During the latter 2/3rds of Greenspan's reign, his highly inflationary easy-money
policies led to enormous misallocations of capital into first tech stocks and
then houses. With capital flowing into these counterproductive bubbles, industries
that really needed this very capital starved and withered. This contributed
to a massive structural undersupply of crucial commodities.
And this capital-starved commodities industry is highly physical, unlike information
industries that can be wished into existence overnight. It will take more than
a decade to find and deliver enough oil, natural gas, copper, gold, silver,
and other key commodities to meet today's demand. And not only are commodities
prices rising because their producing infrastructure was starved in the 1990s,
but Greenspan's massive monetary inflation is also filtering into commodities
boosting them directly too.
At Zeal we are zealously researching elite commodities producers and developing
tools to time trades in these companies. While we have already been blessed
with awesome gains since this commodities
bull market launched, odds are the best is yet to come. Please
subscribe to our acclaimed
newsletter today and capitalize on some of the massive capital distortions
that need to now be righted thanks to Greenspan.

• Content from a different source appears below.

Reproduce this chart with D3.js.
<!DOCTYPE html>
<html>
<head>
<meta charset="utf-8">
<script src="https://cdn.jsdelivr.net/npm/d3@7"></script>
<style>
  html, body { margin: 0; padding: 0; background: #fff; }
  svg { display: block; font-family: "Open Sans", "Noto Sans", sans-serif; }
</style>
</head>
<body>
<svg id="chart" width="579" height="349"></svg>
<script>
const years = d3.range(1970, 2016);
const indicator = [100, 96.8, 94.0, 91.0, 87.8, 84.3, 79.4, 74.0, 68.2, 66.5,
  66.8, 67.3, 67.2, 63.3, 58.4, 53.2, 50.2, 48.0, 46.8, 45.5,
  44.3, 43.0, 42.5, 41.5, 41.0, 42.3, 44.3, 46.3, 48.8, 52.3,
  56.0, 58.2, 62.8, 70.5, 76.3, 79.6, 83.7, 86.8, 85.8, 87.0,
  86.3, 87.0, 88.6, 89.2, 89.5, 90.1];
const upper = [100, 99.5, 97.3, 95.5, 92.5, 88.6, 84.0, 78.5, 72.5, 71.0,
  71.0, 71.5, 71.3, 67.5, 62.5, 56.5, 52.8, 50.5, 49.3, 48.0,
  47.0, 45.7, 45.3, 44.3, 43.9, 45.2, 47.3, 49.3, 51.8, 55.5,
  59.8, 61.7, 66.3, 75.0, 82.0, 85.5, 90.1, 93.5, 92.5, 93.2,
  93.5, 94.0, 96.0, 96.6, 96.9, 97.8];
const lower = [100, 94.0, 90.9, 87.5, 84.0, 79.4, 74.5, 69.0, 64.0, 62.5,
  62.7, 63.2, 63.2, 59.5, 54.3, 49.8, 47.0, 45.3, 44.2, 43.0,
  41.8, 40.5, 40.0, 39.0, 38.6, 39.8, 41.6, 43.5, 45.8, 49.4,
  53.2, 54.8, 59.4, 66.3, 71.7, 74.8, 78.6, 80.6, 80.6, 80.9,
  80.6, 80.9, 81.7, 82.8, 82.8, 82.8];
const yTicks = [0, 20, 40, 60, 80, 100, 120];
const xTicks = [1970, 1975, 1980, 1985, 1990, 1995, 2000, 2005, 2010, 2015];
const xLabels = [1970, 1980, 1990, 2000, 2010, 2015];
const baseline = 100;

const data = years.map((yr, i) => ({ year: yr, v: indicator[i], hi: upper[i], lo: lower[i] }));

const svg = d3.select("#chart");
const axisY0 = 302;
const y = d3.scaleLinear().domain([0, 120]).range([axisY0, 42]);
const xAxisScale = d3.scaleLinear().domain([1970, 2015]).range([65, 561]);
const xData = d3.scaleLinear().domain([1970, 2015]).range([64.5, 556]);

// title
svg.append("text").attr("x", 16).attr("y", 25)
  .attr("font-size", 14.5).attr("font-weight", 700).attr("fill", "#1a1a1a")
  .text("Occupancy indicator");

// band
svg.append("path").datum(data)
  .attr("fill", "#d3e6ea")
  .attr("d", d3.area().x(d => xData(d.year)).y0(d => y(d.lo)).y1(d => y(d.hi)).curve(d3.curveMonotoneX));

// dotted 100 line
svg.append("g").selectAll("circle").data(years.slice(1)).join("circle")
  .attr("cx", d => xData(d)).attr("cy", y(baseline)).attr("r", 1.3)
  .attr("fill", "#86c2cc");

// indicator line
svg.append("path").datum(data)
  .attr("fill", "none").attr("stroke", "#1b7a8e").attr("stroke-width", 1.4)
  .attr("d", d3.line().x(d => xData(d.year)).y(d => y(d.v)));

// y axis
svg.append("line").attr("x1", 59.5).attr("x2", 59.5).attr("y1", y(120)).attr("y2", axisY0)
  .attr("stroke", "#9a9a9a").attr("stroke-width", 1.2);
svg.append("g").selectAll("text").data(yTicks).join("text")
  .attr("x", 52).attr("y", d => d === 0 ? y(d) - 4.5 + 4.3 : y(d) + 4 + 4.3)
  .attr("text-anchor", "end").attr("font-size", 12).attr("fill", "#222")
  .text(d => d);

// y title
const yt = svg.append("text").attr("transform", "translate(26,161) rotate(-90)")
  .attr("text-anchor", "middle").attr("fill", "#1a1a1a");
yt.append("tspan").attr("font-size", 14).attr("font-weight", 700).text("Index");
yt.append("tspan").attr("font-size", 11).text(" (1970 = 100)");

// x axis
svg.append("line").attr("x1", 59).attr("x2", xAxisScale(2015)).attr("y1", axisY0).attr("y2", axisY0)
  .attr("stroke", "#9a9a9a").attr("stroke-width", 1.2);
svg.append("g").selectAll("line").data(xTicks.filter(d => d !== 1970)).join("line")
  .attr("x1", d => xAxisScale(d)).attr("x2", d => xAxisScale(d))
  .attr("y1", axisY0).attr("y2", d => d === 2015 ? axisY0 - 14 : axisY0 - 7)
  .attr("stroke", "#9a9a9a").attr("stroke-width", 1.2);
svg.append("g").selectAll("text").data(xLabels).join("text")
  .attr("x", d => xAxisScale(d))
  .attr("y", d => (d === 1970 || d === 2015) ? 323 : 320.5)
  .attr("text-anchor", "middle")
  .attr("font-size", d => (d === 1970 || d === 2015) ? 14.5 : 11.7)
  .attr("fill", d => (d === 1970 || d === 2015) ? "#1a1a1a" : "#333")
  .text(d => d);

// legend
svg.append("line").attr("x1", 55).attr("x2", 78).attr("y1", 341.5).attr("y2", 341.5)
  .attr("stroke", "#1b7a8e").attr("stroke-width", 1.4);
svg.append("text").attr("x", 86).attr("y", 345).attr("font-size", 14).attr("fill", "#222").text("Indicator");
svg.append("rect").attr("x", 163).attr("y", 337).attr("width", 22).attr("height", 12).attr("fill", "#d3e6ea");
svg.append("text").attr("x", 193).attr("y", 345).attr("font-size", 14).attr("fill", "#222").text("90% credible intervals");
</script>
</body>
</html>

The bottom line is Alan Greenspan, despite his huge fan club today, is no
different from the Communist party bosses of Russia before the Cold War ended.
Rather than sitting back and letting the invisible hand of the free markets
determine the price and growth rates of money, Greenspan chose to play God
and horribly messed everything up like all other would-be demi-gods in history.
Price manipulators always fail in the end!
Greenspan's legacy is one of a failed market manipulator and price fixer,
a dangerous enemy of free-market capitalism in sheep's clothing. In five or
ten years from now once the full spectrum of the consequences of his highly-inflationary
and moral-hazard-ridden policies become apparent, I suspect Greenspan will
be remembered as a goat, not a guru, a blight on our great nation and economy.